* [SOURCE MATERIAL]

▼

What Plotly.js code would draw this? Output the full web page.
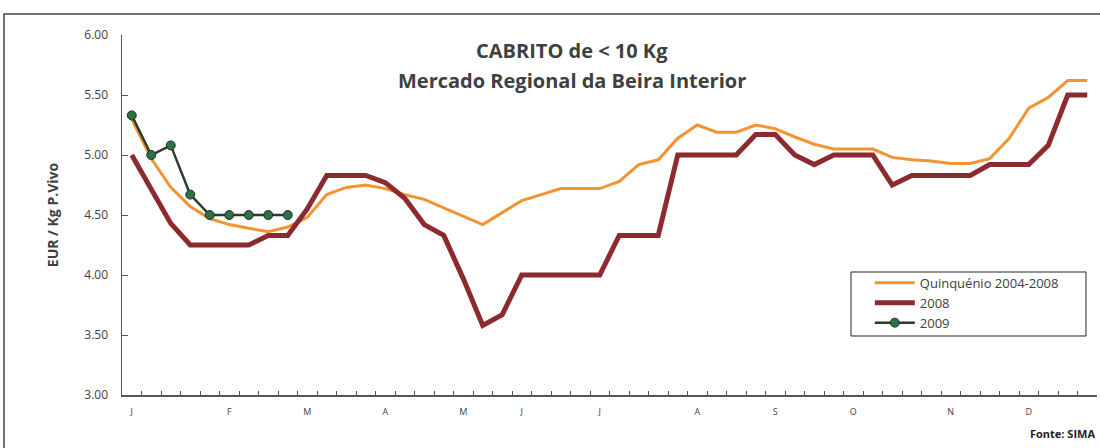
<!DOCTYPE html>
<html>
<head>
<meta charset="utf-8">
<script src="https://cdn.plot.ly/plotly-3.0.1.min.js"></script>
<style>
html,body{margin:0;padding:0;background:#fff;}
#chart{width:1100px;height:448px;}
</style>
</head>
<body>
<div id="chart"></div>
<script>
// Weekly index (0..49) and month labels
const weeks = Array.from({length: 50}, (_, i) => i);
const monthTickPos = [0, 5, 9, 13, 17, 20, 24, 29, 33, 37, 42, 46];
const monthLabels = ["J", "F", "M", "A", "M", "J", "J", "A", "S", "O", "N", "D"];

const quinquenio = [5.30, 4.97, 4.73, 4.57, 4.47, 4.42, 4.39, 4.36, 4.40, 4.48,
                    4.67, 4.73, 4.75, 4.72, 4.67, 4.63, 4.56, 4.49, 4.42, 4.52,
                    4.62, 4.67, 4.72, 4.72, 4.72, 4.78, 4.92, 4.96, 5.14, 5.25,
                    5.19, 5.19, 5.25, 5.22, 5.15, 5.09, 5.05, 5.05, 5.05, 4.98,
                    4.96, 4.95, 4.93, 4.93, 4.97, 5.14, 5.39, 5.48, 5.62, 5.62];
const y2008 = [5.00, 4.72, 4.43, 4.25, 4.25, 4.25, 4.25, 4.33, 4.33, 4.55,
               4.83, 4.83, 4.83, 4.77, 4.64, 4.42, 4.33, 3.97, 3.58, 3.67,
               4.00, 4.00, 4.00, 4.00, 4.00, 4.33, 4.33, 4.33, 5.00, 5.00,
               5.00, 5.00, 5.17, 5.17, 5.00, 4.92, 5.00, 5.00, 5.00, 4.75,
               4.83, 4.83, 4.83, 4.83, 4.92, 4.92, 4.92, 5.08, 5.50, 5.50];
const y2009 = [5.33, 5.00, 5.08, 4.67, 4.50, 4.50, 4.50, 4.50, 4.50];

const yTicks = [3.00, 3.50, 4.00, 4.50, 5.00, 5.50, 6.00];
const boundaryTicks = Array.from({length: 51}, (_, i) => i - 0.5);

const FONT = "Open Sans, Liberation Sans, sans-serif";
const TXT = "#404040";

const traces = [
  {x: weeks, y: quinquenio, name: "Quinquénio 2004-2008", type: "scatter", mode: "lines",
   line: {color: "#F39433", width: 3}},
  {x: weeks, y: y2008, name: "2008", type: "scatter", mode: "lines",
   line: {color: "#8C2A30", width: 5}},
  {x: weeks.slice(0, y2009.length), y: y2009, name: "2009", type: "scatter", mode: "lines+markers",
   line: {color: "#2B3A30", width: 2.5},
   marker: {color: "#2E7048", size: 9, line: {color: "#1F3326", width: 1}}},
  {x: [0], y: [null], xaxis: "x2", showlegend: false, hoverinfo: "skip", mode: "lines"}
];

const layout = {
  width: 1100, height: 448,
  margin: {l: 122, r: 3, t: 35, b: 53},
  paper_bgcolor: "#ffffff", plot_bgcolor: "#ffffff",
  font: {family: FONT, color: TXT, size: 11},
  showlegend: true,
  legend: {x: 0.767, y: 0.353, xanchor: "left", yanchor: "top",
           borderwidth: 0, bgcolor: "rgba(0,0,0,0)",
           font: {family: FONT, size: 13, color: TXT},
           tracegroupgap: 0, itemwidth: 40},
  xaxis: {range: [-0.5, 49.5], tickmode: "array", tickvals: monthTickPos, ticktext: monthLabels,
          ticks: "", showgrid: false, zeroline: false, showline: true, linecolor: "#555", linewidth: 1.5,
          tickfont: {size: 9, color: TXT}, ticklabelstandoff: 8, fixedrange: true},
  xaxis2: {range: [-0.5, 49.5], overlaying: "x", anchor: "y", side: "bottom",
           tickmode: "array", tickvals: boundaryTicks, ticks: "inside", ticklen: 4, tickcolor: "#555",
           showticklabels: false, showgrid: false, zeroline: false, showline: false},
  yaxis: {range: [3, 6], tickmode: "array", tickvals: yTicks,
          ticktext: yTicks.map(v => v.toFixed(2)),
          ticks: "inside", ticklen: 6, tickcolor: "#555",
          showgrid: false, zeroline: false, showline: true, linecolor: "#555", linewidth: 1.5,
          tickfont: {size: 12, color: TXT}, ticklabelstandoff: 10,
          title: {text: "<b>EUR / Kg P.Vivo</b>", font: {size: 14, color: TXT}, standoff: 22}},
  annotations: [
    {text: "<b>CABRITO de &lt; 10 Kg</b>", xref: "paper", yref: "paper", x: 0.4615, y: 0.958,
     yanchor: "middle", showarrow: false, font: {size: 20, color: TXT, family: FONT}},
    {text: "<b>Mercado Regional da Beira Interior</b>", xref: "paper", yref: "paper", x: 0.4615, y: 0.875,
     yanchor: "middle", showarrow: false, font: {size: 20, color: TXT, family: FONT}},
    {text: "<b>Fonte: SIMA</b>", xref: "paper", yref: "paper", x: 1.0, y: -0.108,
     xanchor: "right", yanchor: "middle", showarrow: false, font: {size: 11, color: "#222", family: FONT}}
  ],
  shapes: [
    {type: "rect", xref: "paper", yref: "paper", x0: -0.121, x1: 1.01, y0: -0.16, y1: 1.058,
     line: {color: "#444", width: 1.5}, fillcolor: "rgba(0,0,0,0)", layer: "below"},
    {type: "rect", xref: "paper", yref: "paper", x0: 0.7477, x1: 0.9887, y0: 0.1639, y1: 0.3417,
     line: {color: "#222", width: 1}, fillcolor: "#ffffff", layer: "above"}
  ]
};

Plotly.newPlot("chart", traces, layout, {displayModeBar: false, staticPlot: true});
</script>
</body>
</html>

▲

* [TASK GOAL] From the data above, write out everything exactly except the pictures.

* [RESPONSE]
What Plotly.js code would draw this? Output the full web page.
<!DOCTYPE html>
<html>
<head>
<meta charset="utf-8">
<script src="https://cdn.plot.ly/plotly-3.0.1.min.js"></script>
<style>
html,body{margin:0;padding:0;background:#fff;}
#chart{width:1100px;height:448px;}
</style>
</head>
<body>
<div id="chart"></div>
<script>
// Weekly index (0..49) and month labels
const weeks = Array.from({length: 50}, (_, i) => i);
const monthTickPos = [0, 5, 9, 13, 17, 20, 24, 29, 33, 37, 42, 46];
const monthLabels = ["J", "F", "M", "A", "M", "J", "J", "A", "S", "O", "N", "D"];

const quinquenio = [5.30, 4.97, 4.73, 4.57, 4.47, 4.42, 4.39, 4.36, 4.40, 4.48,
                    4.67, 4.73, 4.75, 4.72, 4.67, 4.63, 4.56, 4.49, 4.42, 4.52,
                    4.62, 4.67, 4.72, 4.72, 4.72, 4.78, 4.92, 4.96, 5.14, 5.25,
                    5.19, 5.19, 5.25, 5.22, 5.15, 5.09, 5.05, 5.05, 5.05, 4.98,
                    4.96, 4.95, 4.93, 4.93, 4.97, 5.14, 5.39, 5.48, 5.62, 5.62];
const y2008 = [5.00, 4.72, 4.43, 4.25, 4.25, 4.25, 4.25, 4.33, 4.33, 4.55,
               4.83, 4.83, 4.83, 4.77, 4.64, 4.42, 4.33, 3.97, 3.58, 3.67,
               4.00, 4.00, 4.00, 4.00, 4.00, 4.33, 4.33, 4.33, 5.00, 5.00,
               5.00, 5.00, 5.17, 5.17, 5.00, 4.92, 5.00, 5.00, 5.00, 4.75,
               4.83, 4.83, 4.83, 4.83, 4.92, 4.92, 4.92, 5.08, 5.50, 5.50];
const y2009 = [5.33, 5.00, 5.08, 4.67, 4.50, 4.50, 4.50, 4.50, 4.50];

const yTicks = [3.00, 3.50, 4.00, 4.50, 5.00, 5.50, 6.00];
const boundaryTicks = Array.from({length: 51}, (_, i) => i - 0.5);

const FONT = "Open Sans, Liberation Sans, sans-serif";
const TXT = "#404040";

const traces = [
  {x: weeks, y: quinquenio, name: "Quinquénio 2004-2008", type: "scatter", mode: "lines",
   line: {color: "#F39433", width: 3}},
  {x: weeks, y: y2008, name: "2008", type: "scatter", mode: "lines",
   line: {color: "#8C2A30", width: 5}},
  {x: weeks.slice(0, y2009.length), y: y2009, name: "2009", type: "scatter", mode: "lines+markers",
   line: {color: "#2B3A30", width: 2.5},
   marker: {color: "#2E7048", size: 9, line: {color: "#1F3326", width: 1}}},
  {x: [0], y: [null], xaxis: "x2", showlegend: false, hoverinfo: "skip", mode: "lines"}
];

const layout = {
  width: 1100, height: 448,
  margin: {l: 122, r: 3, t: 35, b: 53},
  paper_bgcolor: "#ffffff", plot_bgcolor: "#ffffff",
  font: {family: FONT, color: TXT, size: 11},
  showlegend: true,
  legend: {x: 0.767, y: 0.353, xanchor: "left", yanchor: "top",
           borderwidth: 0, bgcolor: "rgba(0,0,0,0)",
           font: {family: FONT, size: 13, color: TXT},
           tracegroupgap: 0, itemwidth: 40},
  xaxis: {range: [-0.5, 49.5], tickmode: "array", tickvals: monthTickPos, ticktext: monthLabels,
          ticks: "", showgrid: false, zeroline: false, showline: true, linecolor: "#555", linewidth: 1.5,
          tickfont: {size: 9, color: TXT}, ticklabelstandoff: 8, fixedrange: true},
  xaxis2: {range: [-0.5, 49.5], overlaying: "x", anchor: "y", side: "bottom",
           tickmode: "array", tickvals: boundaryTicks, ticks: "inside", ticklen: 4, tickcolor: "#555",
           showticklabels: false, showgrid: false, zeroline: false, showline: false},
  yaxis: {range: [3, 6], tickmode: "array", tickvals: yTicks,
          ticktext: yTicks.map(v => v.toFixed(2)),
          ticks: "inside", ticklen: 6, tickcolor: "#555",
          showgrid: false, zeroline: false, showline: true, linecolor: "#555", linewidth: 1.5,
          tickfont: {size: 12, color: TXT}, ticklabelstandoff: 10,
          title: {text: "<b>EUR / Kg P.Vivo</b>", font: {size: 14, color: TXT}, standoff: 22}},
  annotations: [
    {text: "<b>CABRITO de &lt; 10 Kg</b>", xref: "paper", yref: "paper", x: 0.4615, y: 0.958,
     yanchor: "middle", showarrow: false, font: {size: 20, color: TXT, family: FONT}},
    {text: "<b>Mercado Regional da Beira Interior</b>", xref: "paper", yref: "paper", x: 0.4615, y: 0.875,
     yanchor: "middle", showarrow: false, font: {size: 20, color: TXT, family: FONT}},
    {text: "<b>Fonte: SIMA</b>", xref: "paper", yref: "paper", x: 1.0, y: -0.108,
     xanchor: "right", yanchor: "middle", showarrow: false, font: {size: 11, color: "#222", family: FONT}}
  ],
  shapes: [
    {type: "rect", xref: "paper", yref: "paper", x0: -0.121, x1: 1.01, y0: -0.16, y1: 1.058,
     line: {color: "#444", width: 1.5}, fillcolor: "rgba(0,0,0,0)", layer: "below"},
    {type: "rect", xref: "paper", yref: "paper", x0: 0.7477, x1: 0.9887, y0: 0.1639, y1: 0.3417,
     line: {color: "#222", width: 1}, fillcolor: "#ffffff", layer: "above"}
  ]
};

Plotly.newPlot("chart", traces, layout, {displayModeBar: false, staticPlot: true});
</script>
</body>
</html>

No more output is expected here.